Have fun! And if you live anywhere near the bay area, invite me over! I can’t bear to miss a game of CR.
Why not just write more words on the cards? Just write in the words you find yourself saying a lot.
We finally burned out on Taboo after about our millionth game. I am currently waiting for an expansion set to be created for “Loaded Questions”. We have done every card so many times we can’t think of unique answers to give anymore. Chain Reaction sounds like a blast, but I haven’t seen it in stores. I suppose I’ll order it from Amazon. Please suggest more games in this genre. They can be risque, racy, thougt provoking, or funny, just so long as they are not boring.
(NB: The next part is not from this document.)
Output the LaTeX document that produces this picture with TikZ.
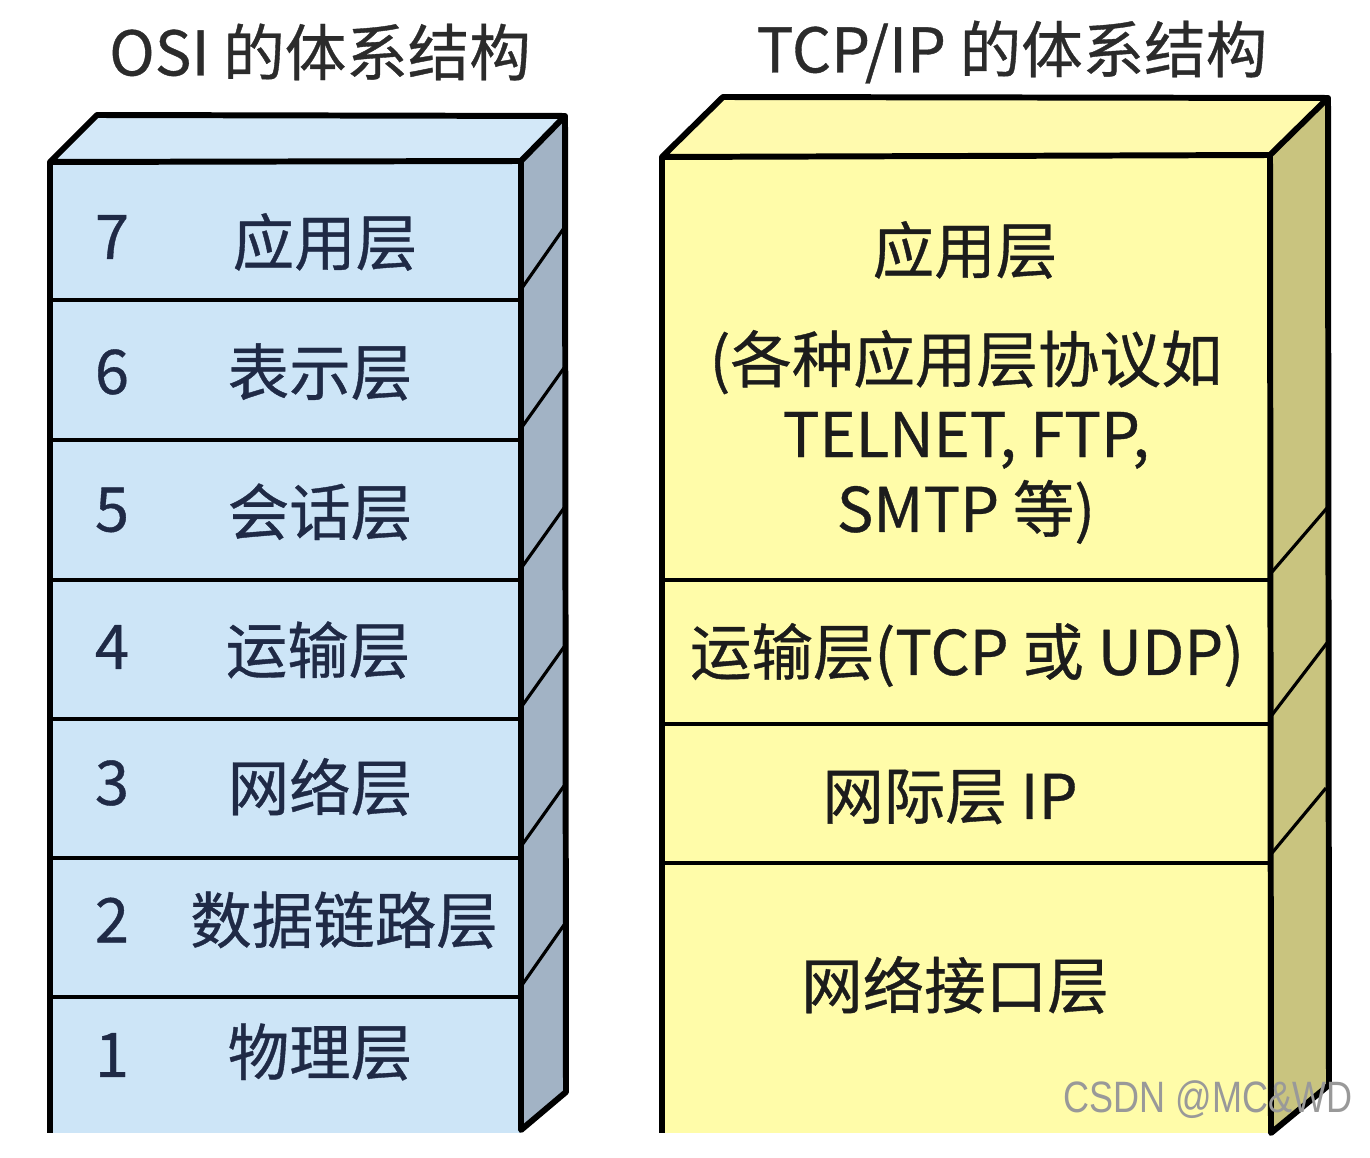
\documentclass[tikz,border=0pt]{standalone}
\usepackage{fontspec}
\setmainfont{Noto Sans CJK SC}[FakeBold=0.6]
\newfontfamily\wmfont{Liberation Sans}
\definecolor{osifront}{HTML}{CDE5F7}
\definecolor{ositop}{HTML}{D3E8F8}
\definecolor{osiside}{HTML}{A2B3C5}
\definecolor{tcpfront}{HTML}{FFFCA9}
\definecolor{tcptop}{HTML}{FFFAAE}
\definecolor{tcpside}{HTML}{C9C47F}
\definecolor{osiink}{HTML}{1F2A46}
\definecolor{tcpink}{HTML}{1C1C1C}
\definecolor{titleink}{HTML}{2B2B2B}

\begin{document}
\begin{tikzpicture}[x=1cm, y=-1cm, line join=round,
  title/.style={font=\fontsize{17.5pt}{21pt}\selectfont, text=titleink, inner sep=0pt},
  ositext/.style={font=\fontsize{17.5pt}{21pt}\selectfont, text=osiink, inner sep=0pt},
  tcptext/.style={font=\fontsize{17.5pt}{21pt}\selectfont, text=tcpink, inner sep=0pt},
  rim/.style={line width=1.7pt}, sepline/.style={line width=1.1pt},
  sideline/.style={line width=0.9pt}]
\useasboundingbox (0,0) rectangle (13.70,11.58);

\node[title] (osititle) at (3.20,0.52) {OSI 的体系结构};
\node[title] (tcptitle) at (10.12,0.52) {TCP/IP 的体系结构};

% OSI block: front, top and side faces, seven layers.
\fill[osifront] (0.50,1.62) rectangle (5.21,11.33);
\fill[ositop] (0.50,1.62) -- (0.97,1.15) -- (5.65,1.16) -- (5.21,1.61) -- cycle;
\fill[osiside] (5.21,1.61) -- (5.65,1.16) -- (5.66,10.92) -- (5.21,11.30) -- cycle;
\draw[sepline] (0.50,3.00) -- (5.21,3.00) (0.50,4.40) -- (5.21,4.40)
  (0.50,5.80) -- (5.21,5.80) (0.50,7.19) -- (5.21,7.19)
  (0.50,8.58) -- (5.21,8.58) (0.50,9.97) -- (5.21,9.97);
\draw[sideline] (5.22,2.88) -- (5.64,2.28) (5.22,4.27) -- (5.64,3.68)
  (5.22,5.67) -- (5.64,5.08) (5.22,7.06) -- (5.64,6.47)
  (5.22,8.45) -- (5.64,7.86) (5.22,9.85) -- (5.64,9.25);
\draw[rim] (0.50,11.33) -- (0.50,1.62) -- (0.97,1.15) -- (5.65,1.16)
  -- (5.66,10.92) -- (5.21,11.30) -- (5.21,1.61) -- (0.50,1.62)
  (5.21,1.61) -- (5.65,1.16);

\node[ositext] (n7) at (1.12,2.37) {7};
\node[ositext] (n6) at (1.12,3.72) {6};
\node[ositext] (n5) at (1.12,5.10) {5};
\node[ositext] (n4) at (1.12,6.47) {4};
\node[ositext] (n3) at (1.12,7.83) {3};
\node[ositext] (n2) at (1.12,9.20) {2};
\node[ositext] (n1) at (1.12,10.55) {1};
\node[ositext] (app) at (3.25,2.42) {应用层};
\node[ositext] (pres) at (3.20,3.72) {表示层};
\node[ositext] (sess) at (3.20,5.12) {会话层};
\node[ositext] (trans) at (3.18,6.50) {运输层};
\node[ositext] (net) at (3.20,7.87) {网络层};
\node[ositext] (link) at (3.44,9.20) {数据链路层};
\node[ositext] (phys) at (3.20,10.52) {物理层};

% TCP/IP block: four layers, the top one taller.
\fill[tcpfront] (6.62,1.57) rectangle (12.70,11.33);
\fill[tcptop] (6.62,1.57) -- (7.23,0.97) -- (13.28,0.98) -- (12.70,1.55) -- cycle;
\fill[tcpside] (12.70,1.55) -- (13.28,0.98) -- (13.29,10.85) -- (12.71,11.33) -- cycle;
\draw[sepline] (6.62,5.80) -- (12.70,5.80) (6.62,7.24) -- (12.70,7.24)
  (6.62,8.63) -- (12.70,8.63);
\draw[sideline] (12.72,5.72) -- (13.27,5.08) (12.72,7.15) -- (13.27,6.43)
  (12.72,8.53) -- (13.26,7.88);
\draw[rim] (6.62,11.33) -- (6.62,1.57) -- (7.23,0.97) -- (13.28,0.98)
  -- (13.29,10.85) -- (12.71,11.33) -- (12.70,1.55) -- (6.62,1.57)
  (12.70,1.55) -- (13.28,0.98);

\node[tcptext] (tapp) at (9.65,2.50) {应用层};
\node[tcptext, align=center, font=\fontsize{17.5pt}{21.3pt}\selectfont] (tproto) at (9.66,4.37)
  {(各种应用层协议如\\TELNET, FTP,\\SMTP 等)};
\node[tcptext] (ttrans) at (9.67,6.55) {运输层(TCP 或 UDP)};
\node[tcptext] (tnet) at (9.50,7.97) {网际层 IP};
\node[tcptext] (tlink) at (9.55,9.85) {网络接口层};

\node[font=\wmfont\fontsize{12.5pt}{14pt}\selectfont, text=black!40, xscale=0.82,
  inner sep=0pt] (mark) at (12.08,11.00) {CSDN @MC\&WD};
\end{tikzpicture}
\end{document}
You can’t purchase chain reaction… it’s like charades, it’s just something you play. Try it. Seriously.
Other good games in this genre that one can purchase include:
25 Words or Less
What Were You Thinking?
My three top games of this genre are:
Pictionary (not out of the box… it’s more fun if you make up the words that will be drawn and modify the rules accordinly. I’ll explain if anyone is interested)
What Were You Thinking?, which is quite fun when played out of the box, but is even more fun when you make up the questions yourself (are you sensing a theme here?)